Dvořák was deeply influenced by America and by the ‘Indian’ and ‘Negro’ music he heard, as well as the songs of Stephen Foster. In Longfellow’s Song of Hiawatha, which he said he had first read in translation thirty years before, he found an expression of American identity that also took its due place in his symphony. He made it clear that all the themes were original, although shaped by the use of particular rhythmic and melodic features of music of the New World. Nevertheless the symphony retains an inevitable air of Bohemia.

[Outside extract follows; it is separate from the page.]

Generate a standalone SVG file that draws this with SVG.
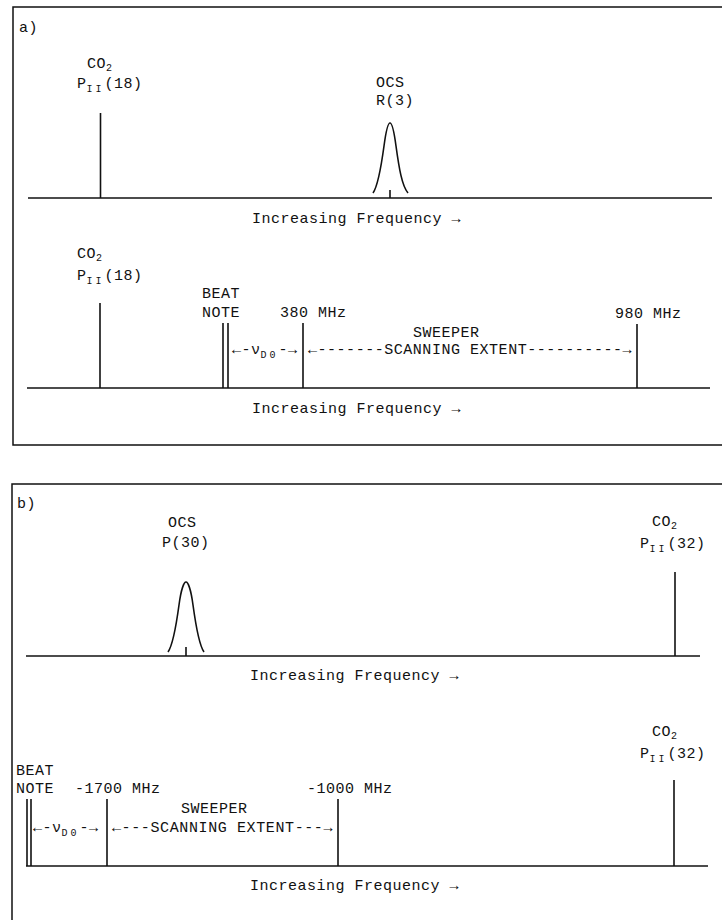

Mrs Jeanette Thurber, who had invited Dvořák to America and whose resources lay at the back of the new National Conservatory, where she offered scholarships to encourage the recruitment of students of any race, colour or social status, had hoped that Hiawatha might form the basis of an American opera from the composer she had hired. The slow movement of the symphony, with its famous cor anglais solo, has been associated with the blessing of the cornfields in Longfellow’s poem, or with Hiawath’s Wooing, and his journey home with his bride, while some have found echoes of the burial of Minnehaha in the forest. The third movement is more clearly associated with Hiawatha’s Wedding Feast, when Pau-Puk-Keewis entertains the wedding guests with his dancing, ‘Whirling, spinning round in circles, / Leaping o’er the guests assembled’, energetic activity contrasted with a more properly Bohemian trio section. The final movement, with its reference to what has passed, forms a brilliant conclusion, ending in the quietest possible sustained wind chord.